Letting Go And The Music Of Heartbreak.
Many readers ask me about letting go perhaps expecting to be touched by a magic wand -not necessarily by me- so as to forget. Letting go can be a long process depending on their circumstances and there's not one way to it, although there are steps that everyone can take to get there. Letting go is never about forgetting, but remembering with love.
Most people ask how to let go after a break up, sometimes years after it happens, to immediately follow their request by a statement that they have no intention of doing so. There are several reasons for this. It could be heartbreak, longing or resentment. Intention and commitment are essential to obtain positive results. When the intention is to hold on onto the idea of what could have been, all the energy is be directed towards a past situation that cannot be changed.
It is a misuse of the imagination and an energy that could be used to create a new, more pleasant reality instead. How we use such energy determines who we are, creating the emotional landscapes in which we live. Often the will to let go is thwarted by an unconscious motive. They either have idealised the other person to the extent of creating a perpetual longing for what they lost, or they seek revenge.
Who we are is none of the above, but everyone experiences reality from their level of perception. Both longing and resentment are part of the human experience. We have to go through it until we understand and overcome such stages.
Popular music or how one listens to it could make heartbreak a much more painful experience, and even turn letting go into an impossible journey that never begins. Making a soundtrack of heartbreak, pain and suffering has a strong element of self-mythology, which is usually scripted by the ego or super-ego.
To illustrate this point I'd like to share the experience of a young man in his mid twenties, who's somehow still lingering on the heartbreak he suffered when he was only sixteen years old. For months I heard of his suffering, which eventually turned into his inability to talk to women after his 'girlfriend' of two days chose to be with a more decisive boy.
From that moment on, his choice of music had a clear direction towards a self-defeating narrative. Every song he listened to spoke of a man whose feelings, not only were never reciprocated by the woman he loved, but that saw her marrying a different man.
Ego's compilation of music becomes part of our identity; and such false portrait of identity, an anchor to life. In this particular case echoing within the message that one is not enough. One of the goals in the healing process is to transcend and detach from identity without renouncing to our origins.
From the human perspective, it is normal to listen to popular songs that carry a heartbreaking message. These songs capture in a few lines what most people feel but cannot express neither in words nor in any other form, so they become perfect vehicles to channel feelings and emotions, as well as a sense of being understood. No matter who we are, heartbreak is a universal feeling, hence it's no wonder that certain songs touch every heart.

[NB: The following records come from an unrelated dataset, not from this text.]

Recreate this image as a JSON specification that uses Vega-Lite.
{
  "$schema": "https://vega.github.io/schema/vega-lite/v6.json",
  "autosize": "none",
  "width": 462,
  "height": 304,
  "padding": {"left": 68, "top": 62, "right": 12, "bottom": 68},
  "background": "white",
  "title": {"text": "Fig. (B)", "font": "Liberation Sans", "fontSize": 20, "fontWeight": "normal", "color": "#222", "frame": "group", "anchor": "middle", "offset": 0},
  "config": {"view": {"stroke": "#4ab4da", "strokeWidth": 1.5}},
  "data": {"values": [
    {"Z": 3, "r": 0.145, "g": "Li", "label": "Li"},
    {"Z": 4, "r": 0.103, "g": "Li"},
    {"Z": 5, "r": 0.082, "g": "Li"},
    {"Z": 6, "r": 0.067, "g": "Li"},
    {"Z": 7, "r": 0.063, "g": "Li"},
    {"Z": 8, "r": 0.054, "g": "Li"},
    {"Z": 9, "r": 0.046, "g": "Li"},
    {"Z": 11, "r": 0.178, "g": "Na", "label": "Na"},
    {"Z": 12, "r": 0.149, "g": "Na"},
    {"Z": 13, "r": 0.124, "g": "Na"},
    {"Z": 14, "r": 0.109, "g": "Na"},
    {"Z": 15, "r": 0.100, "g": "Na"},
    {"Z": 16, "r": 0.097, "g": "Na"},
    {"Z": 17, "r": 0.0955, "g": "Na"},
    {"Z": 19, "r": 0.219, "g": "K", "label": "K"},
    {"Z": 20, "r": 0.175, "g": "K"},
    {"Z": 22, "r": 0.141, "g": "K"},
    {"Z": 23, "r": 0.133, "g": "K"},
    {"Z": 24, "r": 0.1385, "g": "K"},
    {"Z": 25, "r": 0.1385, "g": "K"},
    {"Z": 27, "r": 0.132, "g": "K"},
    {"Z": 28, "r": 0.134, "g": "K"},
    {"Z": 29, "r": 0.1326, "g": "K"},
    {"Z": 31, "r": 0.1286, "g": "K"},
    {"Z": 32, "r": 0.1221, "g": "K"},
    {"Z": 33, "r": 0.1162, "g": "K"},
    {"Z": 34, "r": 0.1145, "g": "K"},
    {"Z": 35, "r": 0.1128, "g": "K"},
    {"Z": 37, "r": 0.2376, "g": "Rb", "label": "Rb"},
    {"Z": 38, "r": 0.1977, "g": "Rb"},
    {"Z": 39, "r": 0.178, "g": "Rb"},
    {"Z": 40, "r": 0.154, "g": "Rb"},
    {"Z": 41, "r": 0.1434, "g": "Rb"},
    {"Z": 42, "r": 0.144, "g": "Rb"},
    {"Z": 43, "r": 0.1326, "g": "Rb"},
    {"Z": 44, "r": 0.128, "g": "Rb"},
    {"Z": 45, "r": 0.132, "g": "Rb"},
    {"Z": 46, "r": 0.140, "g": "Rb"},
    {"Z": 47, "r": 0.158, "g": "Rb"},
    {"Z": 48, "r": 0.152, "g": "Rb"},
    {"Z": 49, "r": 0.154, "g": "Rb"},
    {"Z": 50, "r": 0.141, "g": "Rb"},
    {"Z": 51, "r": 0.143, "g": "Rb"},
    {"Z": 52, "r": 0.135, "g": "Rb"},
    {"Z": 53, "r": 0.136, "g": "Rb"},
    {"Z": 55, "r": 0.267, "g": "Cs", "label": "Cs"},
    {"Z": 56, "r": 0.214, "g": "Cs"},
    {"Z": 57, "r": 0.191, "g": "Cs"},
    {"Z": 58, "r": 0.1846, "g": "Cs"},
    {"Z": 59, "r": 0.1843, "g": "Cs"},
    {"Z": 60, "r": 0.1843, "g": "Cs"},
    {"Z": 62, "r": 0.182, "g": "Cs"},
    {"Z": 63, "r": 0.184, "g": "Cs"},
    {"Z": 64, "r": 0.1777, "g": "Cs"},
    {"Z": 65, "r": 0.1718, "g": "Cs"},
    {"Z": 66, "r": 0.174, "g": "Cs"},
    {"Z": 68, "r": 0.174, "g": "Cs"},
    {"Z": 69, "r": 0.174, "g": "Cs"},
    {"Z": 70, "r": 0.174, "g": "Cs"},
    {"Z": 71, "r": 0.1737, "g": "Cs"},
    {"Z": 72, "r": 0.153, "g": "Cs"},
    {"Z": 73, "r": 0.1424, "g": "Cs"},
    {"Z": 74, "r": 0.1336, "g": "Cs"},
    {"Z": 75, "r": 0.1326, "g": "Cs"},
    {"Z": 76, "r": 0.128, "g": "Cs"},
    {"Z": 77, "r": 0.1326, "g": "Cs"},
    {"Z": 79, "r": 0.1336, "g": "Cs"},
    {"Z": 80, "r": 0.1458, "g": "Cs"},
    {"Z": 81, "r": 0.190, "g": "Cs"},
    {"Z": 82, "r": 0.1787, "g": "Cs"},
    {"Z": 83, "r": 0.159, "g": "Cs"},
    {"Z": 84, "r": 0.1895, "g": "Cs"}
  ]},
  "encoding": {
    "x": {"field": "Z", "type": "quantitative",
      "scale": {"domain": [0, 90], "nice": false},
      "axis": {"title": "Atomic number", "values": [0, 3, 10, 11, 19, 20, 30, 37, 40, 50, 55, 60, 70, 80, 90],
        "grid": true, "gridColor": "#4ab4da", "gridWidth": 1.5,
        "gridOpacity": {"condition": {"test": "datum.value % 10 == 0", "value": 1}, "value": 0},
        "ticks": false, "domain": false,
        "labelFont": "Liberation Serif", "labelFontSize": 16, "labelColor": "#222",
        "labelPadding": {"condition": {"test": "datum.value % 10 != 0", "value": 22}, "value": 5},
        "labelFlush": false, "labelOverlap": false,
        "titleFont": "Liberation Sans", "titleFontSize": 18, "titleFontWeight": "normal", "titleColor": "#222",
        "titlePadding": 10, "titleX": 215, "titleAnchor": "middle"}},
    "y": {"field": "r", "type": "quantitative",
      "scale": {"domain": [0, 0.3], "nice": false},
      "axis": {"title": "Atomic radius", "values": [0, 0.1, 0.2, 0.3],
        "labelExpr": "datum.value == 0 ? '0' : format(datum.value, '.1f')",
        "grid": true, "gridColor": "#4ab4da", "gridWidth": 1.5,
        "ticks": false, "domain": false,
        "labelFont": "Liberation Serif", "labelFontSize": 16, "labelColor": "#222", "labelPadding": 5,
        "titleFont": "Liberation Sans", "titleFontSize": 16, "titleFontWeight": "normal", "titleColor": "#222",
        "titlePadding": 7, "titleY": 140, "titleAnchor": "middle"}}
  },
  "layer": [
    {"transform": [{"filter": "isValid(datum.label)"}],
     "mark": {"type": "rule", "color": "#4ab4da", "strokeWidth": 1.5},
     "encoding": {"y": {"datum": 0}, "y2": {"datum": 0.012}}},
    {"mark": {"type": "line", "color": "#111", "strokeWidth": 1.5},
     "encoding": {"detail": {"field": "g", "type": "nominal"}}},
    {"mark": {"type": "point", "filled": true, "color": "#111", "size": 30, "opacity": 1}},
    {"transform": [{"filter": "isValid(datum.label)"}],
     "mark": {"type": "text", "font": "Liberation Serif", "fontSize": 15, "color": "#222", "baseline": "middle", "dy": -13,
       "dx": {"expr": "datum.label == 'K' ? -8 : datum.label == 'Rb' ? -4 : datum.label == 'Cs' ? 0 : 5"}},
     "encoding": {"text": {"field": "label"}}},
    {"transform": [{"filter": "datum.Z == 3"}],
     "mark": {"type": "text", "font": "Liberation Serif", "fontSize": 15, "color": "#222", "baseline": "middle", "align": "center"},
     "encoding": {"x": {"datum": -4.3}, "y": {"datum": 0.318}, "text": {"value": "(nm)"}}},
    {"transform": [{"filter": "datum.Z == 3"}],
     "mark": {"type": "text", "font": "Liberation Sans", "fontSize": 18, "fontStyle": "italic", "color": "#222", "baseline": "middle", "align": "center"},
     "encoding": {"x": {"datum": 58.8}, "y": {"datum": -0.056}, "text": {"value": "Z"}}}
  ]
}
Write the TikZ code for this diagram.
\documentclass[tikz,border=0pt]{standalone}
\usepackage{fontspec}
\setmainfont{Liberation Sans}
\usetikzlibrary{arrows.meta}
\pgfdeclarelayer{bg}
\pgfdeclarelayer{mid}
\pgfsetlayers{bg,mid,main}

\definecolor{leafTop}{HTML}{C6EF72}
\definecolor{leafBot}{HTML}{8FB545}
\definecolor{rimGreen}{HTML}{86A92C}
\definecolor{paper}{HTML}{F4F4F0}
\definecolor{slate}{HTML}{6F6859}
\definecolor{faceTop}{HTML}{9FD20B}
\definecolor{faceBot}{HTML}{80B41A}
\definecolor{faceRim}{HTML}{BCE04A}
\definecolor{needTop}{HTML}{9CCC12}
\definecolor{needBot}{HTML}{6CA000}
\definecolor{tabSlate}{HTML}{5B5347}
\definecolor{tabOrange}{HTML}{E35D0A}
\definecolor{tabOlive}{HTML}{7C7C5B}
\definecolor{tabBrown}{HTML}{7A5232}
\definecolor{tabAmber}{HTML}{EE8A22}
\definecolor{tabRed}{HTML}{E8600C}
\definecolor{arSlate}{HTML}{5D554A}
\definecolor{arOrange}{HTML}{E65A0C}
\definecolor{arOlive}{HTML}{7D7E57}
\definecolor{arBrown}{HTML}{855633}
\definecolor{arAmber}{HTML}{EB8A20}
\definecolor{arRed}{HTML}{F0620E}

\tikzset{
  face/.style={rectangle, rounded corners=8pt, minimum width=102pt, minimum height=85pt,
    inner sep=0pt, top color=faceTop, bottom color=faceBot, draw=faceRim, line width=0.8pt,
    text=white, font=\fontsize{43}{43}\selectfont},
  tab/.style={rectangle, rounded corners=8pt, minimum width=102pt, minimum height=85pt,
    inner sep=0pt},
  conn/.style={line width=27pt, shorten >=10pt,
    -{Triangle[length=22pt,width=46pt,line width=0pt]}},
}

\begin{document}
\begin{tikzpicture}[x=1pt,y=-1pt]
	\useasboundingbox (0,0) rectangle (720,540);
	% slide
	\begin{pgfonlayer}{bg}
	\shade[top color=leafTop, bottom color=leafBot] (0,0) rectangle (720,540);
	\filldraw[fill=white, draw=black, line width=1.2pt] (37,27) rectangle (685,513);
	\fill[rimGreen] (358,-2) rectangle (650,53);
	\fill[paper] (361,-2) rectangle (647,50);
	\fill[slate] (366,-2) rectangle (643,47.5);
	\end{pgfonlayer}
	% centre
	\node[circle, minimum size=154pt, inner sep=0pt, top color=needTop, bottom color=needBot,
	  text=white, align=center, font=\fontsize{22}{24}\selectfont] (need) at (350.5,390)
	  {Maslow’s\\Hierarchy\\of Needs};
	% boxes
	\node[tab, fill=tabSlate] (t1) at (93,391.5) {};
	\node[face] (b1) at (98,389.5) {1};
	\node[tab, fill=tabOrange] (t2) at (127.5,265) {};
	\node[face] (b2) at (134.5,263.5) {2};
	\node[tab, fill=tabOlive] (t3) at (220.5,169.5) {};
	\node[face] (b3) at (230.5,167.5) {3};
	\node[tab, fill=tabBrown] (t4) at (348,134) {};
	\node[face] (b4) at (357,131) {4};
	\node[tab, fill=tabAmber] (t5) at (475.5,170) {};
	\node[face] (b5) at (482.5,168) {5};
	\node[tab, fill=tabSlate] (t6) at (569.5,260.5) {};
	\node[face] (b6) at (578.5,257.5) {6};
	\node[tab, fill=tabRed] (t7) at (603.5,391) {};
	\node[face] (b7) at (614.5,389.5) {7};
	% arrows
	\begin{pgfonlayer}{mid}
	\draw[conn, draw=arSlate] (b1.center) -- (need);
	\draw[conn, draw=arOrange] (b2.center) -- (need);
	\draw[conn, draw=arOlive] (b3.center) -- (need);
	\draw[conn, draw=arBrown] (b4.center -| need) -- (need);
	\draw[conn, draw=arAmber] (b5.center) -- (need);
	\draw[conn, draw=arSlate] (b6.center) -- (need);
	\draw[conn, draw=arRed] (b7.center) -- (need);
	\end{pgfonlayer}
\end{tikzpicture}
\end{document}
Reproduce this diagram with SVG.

Listening to this type of music does not have to be a negative experience. It is what each individual makes of the experience. Such music can be cathartic and have a positive effect on the healing process, as it stimulates feeling, which in turn is essential in order to overcome emotional blocks. Feeling allows the body to release unwanted energies that have been stored within from childhood.
The trap appears when for example we listen to songs like 'Someone like you' by Adele and someone turns it into a flag of their pain. Nothing to do with the song, but with individual perspectives and interpretation. There is beauty in pain, and this song, one of many encapsulates all elements required to touch a heart, broken or not. If this song or any other song symbolises heartbreak and longing, as well as bringing memories of the lost lover, it creates a memory, that produces more unwanted energy and only serves to interfere in the process of healing. Every time that the song of choice is played, the individual regresses to a previous emotional state with little or no healing properties at all. In a way, it could turn into a masochistic practice.
Listening to this type of music with a bottle of vodka and a bucket of ice cream certainly does not help.
All relationships are about learning and integrating those qualities that attracted us from the other person. Heartbreak is an incredible opportunity to integrate these elements once the they have disappeared from our lives. If there has truly been love in the relationship, one way to honour and heal is through nurturing the positive memories both people shared.
An example of a popular song that celebrates love instead of dwelling on heartbreak is: 'If I ever leave this world alive' by Flogging Molly, as it conveys a message of gratitude in appreciation for the time spent together. The amount of songs that help to create a healing and loving energy after heartbreak are endless, and it is our responsibility to create a brighter mosaic of our lives and past relationships.
It's never the music, but how we listen to it. There is music that heals the heart.
Letting go requires an act of unconditional love for the other person, and can never take place while being resentful or in grief. While it is understandable that there must be a grieving period, there's a point in which we move on, so as to create a better life. Letting go does not mean we don't care or we don't love. Letting go is not only an act of selfless love, but self-love also.
Finally, no matter whether there's been love or not, nor the circumstances of the break up, love is always the answer. If it's not selfless or unconditional, it is not love.